Jer. 7, 1-11;
Sal. 83;
Mt. 13, 24-30
‘¡Qué deseables con tus moradas, Señor de los Ejércitos!’ Es el responsorio del salmo que hoy hemos recitado. ¿A qué nos estamos refiriendo? ¿Es una referencia sólo al templo del Cielo lleno de la inmensidad de la presencia de Dios? ¿Podríamos estarnos refiriendo también a los templos que aquí en la tierra se convierten para nosotros en signos de la presencia de Dios en medio nuestro y donde también en nuestra liturgia cantamos la gloria del Señor, alabamos a Dios?
Una y otra cosa, me atrevo a decir. Es un deseo de Dios.

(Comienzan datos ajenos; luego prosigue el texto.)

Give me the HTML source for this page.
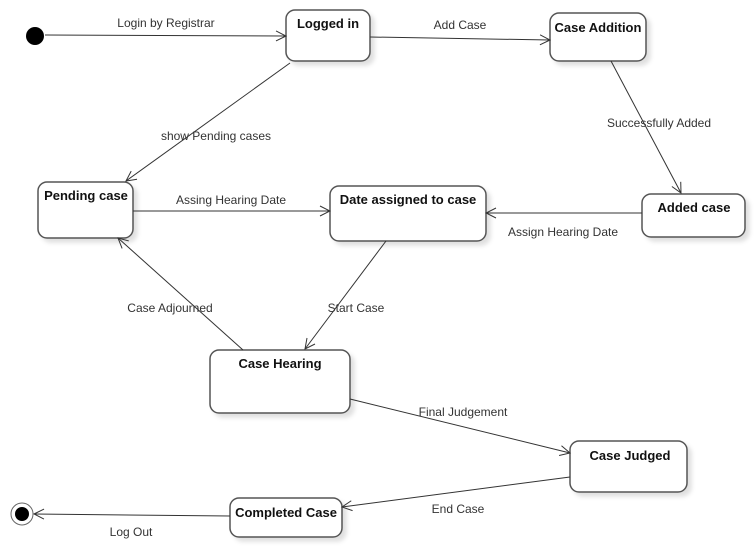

Un deseo de sentirnos en la presencia de Dios, inundados por su gloria, henchidos de su presencia, rebosantes de la alegría de sentirnos en su gloria. La plenitud de esa presencia de Dios, ya sin velos que nos lo oculten, la tendremos en el cielo, donde gocemos en toda plenitud de la gloria de Dios. Es la meta por la que suspiramos, que esperamos alcanzar un día.
Pero, aquí en la tierra, ¿no podemos disfrutar de esa presencia y gloria del Señor? En nuestra fe sabemos que Dios está en todas partes, nada se oculta a su presencia. Pero será sólo con los ojos de nuestra fe con los que podremos vislumbrar y gustar de esa presencia de Dios y siempre aquí en la tierra de manera imperfecta. Ojalá fuera tan grande nuestra fe que nunca dejemos de pensar que estamos en su presencia y que todo lo que hagamos siempre ha de ser para la gloria del Señor.
Sin embargo hay más signos de esa presencia de Dios en medio de nosotros como son nuestros templos y la liturgia que en ellos celebramos con los que anticipadamente de alguna forma queremos participar de la liturgia celestial, nos unimos desde aquí en la tierra a esa liturgia celestial.
Los templos esos lugares que hemos consagrado al Señor para su culto y para que en ellos gustemos de esa presencia especial del Señor. No son nuestros templos un lugar cualquiera como cualquier salón de nuestra casa o cualquier otro edificio que en lo civil hayamos construido. Nuestras templos han sido bendecidos, dedicados o consagrados al culto del Señor y por ello se convierten para nosotros en esos lugares donde podemos gozar de una presencia especial del Señor. Hoy queremos tanto desacralizar todo, que desgraciadamente algunas veces olvidamos ese sentido sagrado que tienen nuestros templos que para eso han sido bendecidos o consagrados.
Y no digamos nada cuando celebramos nuestra liturgia. Con su solemnidad y con su sobriedad y sencillez al mismo tiempo, porque utilizamos elementos y signos humanos porque es lo que tenemos para poder expresar lo que llevamos en el corazón, cuando estamos viviendo una celebración litúrgica, ya sea la Eucaristía o cualquier otro sacramento, ahí estamos pregustando esa gloria del cielo.
Nos unimos a los ángeles y a los santos, nos unimos a todos los coros celestiales, queremos cantar la alabanza y la gloria del Señor. Fijémonos cómo lo vamos expresando en la liturgia con nuestras palabras, nuestros signos y gestos, nuestros ritos, nuestros cantos. Todo nos habla de la gloria de Dios. Todo lo queremos hacer para cantar la gloria del Señor. Todo lo queremos hacer en alabanza y bendición a Dios.
‘Mi alma se consume y anhela los atrios del Señor; mi corazón y mi carne retozan por el Dios vivo… dichosos los que viven en tu casa alabándote siempre… vale más un día en tus atrios… prefiero el umbral de la casa de Dios…’ así hemos ido diciendo hoy en el salmo.
Pero nos queda una cosa que reflexionar, uniéndolo a lo que hemos escuchado hoy al profeta. Ese culto que queremos dar a Dios en el templo del Señor tiene que ser con un corazón limpio y puro; no podemos mezclar nuestras malas conductas, nuestros crímenes e injusticias con el culto que le queramos dar a Dios, porque no sería agradable al Señor y no nos lo aceptaría. Es a lo que nos ha invitado el profeta Jeremías hoy y merecería un más amplio comentario. Pero tratemos nosotros de purificar nuestro corazón cuando nos acercamos al Señor para darle culto para que en verdad podamos sentirnos en su presencia y disfrutar de la gloria del Señor.